Enfim, Marcelo Odebrecht começou a falar. Mas a conversa que teve com os procuradores na última quinta-feira foi apenas a primeira de uma longa série, e oficialmente nem depoimento foi. Dentro da própria Odebrecht, não se espera a assinatura de um acordo de delação premiada antes de novembro. Até o final do processo, muita especulação e inúmeros vazamentos vão rondar o conteúdo das revelações do executivo e de seu time. Uma vez concluída, a delação da Odebrecht fechará um capítulo na história da Operação Lava Jato. Produzirá o maior inventário da corrupção já feito no Brasil. E deixará para a investigação e para as instituições desafios cruciais.

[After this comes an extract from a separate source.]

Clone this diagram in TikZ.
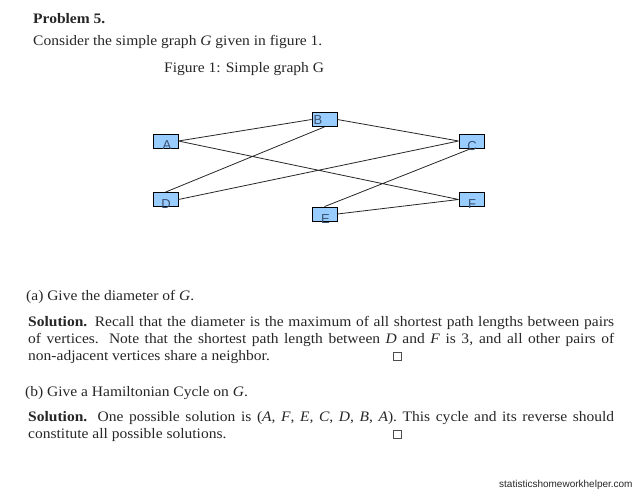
\documentclass[tikz,border=0pt]{standalone}
\usepackage{fontspec}
\setmainfont[FakeStretch=1.07]{Liberation Serif}
\newfontfamily\labelfont{Liberation Sans}
\usepackage{tikz}
\definecolor{boxblue}{HTML}{99CCFF}
\definecolor{labelgrey}{HTML}{3A5272}
\tikzset{every label/.style={font=\labelfont\fontsize{13}{13}\selectfont,text=labelgrey,inner sep=0pt}}
\tikzset{txt/.style={anchor=base west,inner sep=0pt,font=\fontsize{14.5}{15}\selectfont,text=black!85}}
\tikzset{qedbox/.style={draw=black!70,line width=0.5pt,inner sep=0pt,minimum width=8pt,minimum height=8pt}}
\tikzset{edge/.style={line width=0.8pt,black!85}}
\newcommand{\vertexpt}[5][]{\node[rectangle,draw,fill=boxblue,line width=0.8pt,inner sep=0pt,minimum width=25pt,minimum height=14pt,label={[#5]center:#4},#1] at (#2) (#3) {}}
\newcommand{\fullline}[1]{\makebox[586pt][s]{#1}}

\begin{document}
\begin{tikzpicture}[x=1pt,y=-1pt]
		\useasboundingbox (0,0) rectangle (638,493);
		\vertexpt{165.5, 141}{A}{A}{xshift=1.5pt,yshift=-4pt};
		\vertexpt{324.5, 119.5}{B}{B}{xshift=-6.5pt,yshift=-0.5pt};
		\vertexpt{471.5, 141}{C}{C}{xshift=0.5pt,yshift=-5pt};
		\vertexpt{165.5, 199.5}{D}{D}{xshift=0.5pt,yshift=-4.5pt};
		\vertexpt{324.5, 214}{E}{E}{xshift=1pt,yshift=-5pt};
		\vertexpt{471.5, 199.5}{F}{F}{xshift=0.5pt,yshift=-4.5pt};
		
		\draw[edge] (A.east) -- (B.west)
		(A.east) -- (F.west)
		(B.east) -- (C.west)
		(B.south) -- (D.north)
		(C.west) -- (D.east)
		(C.south) -- (E.north)
		(E.east) -- (F.west);
		
		\node[txt] (title) at (33,23) {\textbf{Problem 5.}};
		\node[txt] (intro) at (33,45) {Consider the simple graph \textit{G} given in figure 1.};
		\node[txt] (caption) at (164,72) {Figure 1: Simple graph G};
		\node[txt] (parta) at (26,300) {(a) Give the diameter of \textit{G}.};
		\node[txt] (sola1) at (28,326) {\fullline{\textbf{Solution.} Recall that the diameter is the maximum of all shortest path lengths between pairs}};
		\node[txt] (sola2) at (28,343) {\fullline{of vertices. Note that the shortest path length between \textit{D} and \textit{F} is 3, and all other pairs of}};
		\node[txt] (sola3) at (28,360) {non-adjacent vertices share a neighbor.};
		\node[qedbox] (qeda) at (397.5,356) {};
		\node[txt] (partb) at (25,396) {(b) Give a Hamiltonian Cycle on \textit{G}.};
		\node[txt] (solb1) at (28,421) {\fullline{\textbf{Solution.} One possible solution is (\textit{A}, \textit{F}, \textit{E}, \textit{C}, \textit{D}, \textit{B}, \textit{A}). This cycle and its reverse should}};
		\node[txt] (solb2) at (28,438) {constitute all possible solutions.};
		\node[qedbox] (qedb) at (397.5,434) {};
		\node[txt,font=\labelfont\fontsize{10}{11}\selectfont] (mark) at (499,487) {statisticshomeworkhelper.com};
	\end{tikzpicture}
\end{document}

O primeiro desafio decorre da quantidade de políticos com foro privilegiado envolvidos em algum tipo de crime. Nos bastidores, fala-se em duas centenas. Se cumprido o roteiro usual, o Ministério Público enviará ao Supremo Tribunal Federal pedidos para abrir inquérito contra todos, ou quase todos. A questão é que a corte é muito lenta. Uma vez autorizada a abertura de inquérito, o STF leva, em média, 945 dias para decidir se abre um processo ou descarta a acusação, segundo um levantamento da Fundação Getulio Vargas feito para o jornal Valor Econômico. Por isso, uma ala dos investigadores teme que as denúncias de Odebrecht caiam no limbo e passem a opinião pública a impressão de que a Lava Jato chegou ao esgotamento. A lentidão do Supremo foi, inclusive, um dos argumentos utilizados pela banda da Lava Jato que era contra um acordo com Marcelo Odebrecht – como se vê, sem sucesso. Restou aos mais otimistas a expectativa de que a pressão sobre o STF poderá levar a uma mudança na regra do foro privilegiado, que hoje protege cerca de 20 mil funcionários públicos. Acabar com o foro é uma briga muito cara à chamada República de Curitiba. Mas, até que alguma mudança aconteça (se é que vai acontecer), sempre se poderá temer que as investigações sigam um roteiro parecido com o das Operação Mãos Limpas, na Itália, que começou a perder força no momento em que sua abrangência aumentou significativamente.
O segundo desafio tem a ver com a forma de fazer negócios no Brasil. Desde que a operação começou a prender executivos de empreiteiras, fala-se na entrada de novos competidores nesse mercado, pequenos, médios e estrangeiros. Até agora, porém, isso não aconteceu – em parte por causa do desaquecimento econômico, mas também por que não há nenhuma segurança de que, daqui para frente, será possível operar no Brasil sem ter de pagar propina para ninguém. Apesar das altas multas impostas aos corruptos confessos, na prática nada mudou na forma de contratação e na fiscalização de quem fecha contratos com o governo. Segundo me disse recentemente um banqueiro que recebe, por dever de ofício, acionistas de empresas estrangeiras buscando “entender o Brasil”, elas ainda não vieram por que não confiam que a forma de fazer negócios realmente irá mudar.
Mesmo entre as empreiteiras da Lava Jato, há diferenças na maneira de entender o novo contexto. Há as que fizeram delação e acordo de leniência com o governo e estão abandonando áreas de negócios para não ter de lidar com pedidos de propina, porque entendem que não há espaço, no futuro, para empresas corruptas. Mas há, também, os que comemoram ter fechado logo um acordo, porque assim os acionistas não precisaram fazer delação, e a multa, apesar de alta, vai poder ser paga em prestações, ao longo de mais de uma década. Foi o que disse o dono de uma delas, dia desses, numa conversa com um parceiro comercial, em que nenhuma palavra de arrependimento ou mudança foi mencionada. Ao que parece, para alguns colaborar com a Lava Jato saiu barato. Nesse ponto, também, a forma como a Odebrecht sairá do acordo de delação deverá estabelecer um marco histórico – só não se sabe, ainda, quem pagará a conta mais salgada.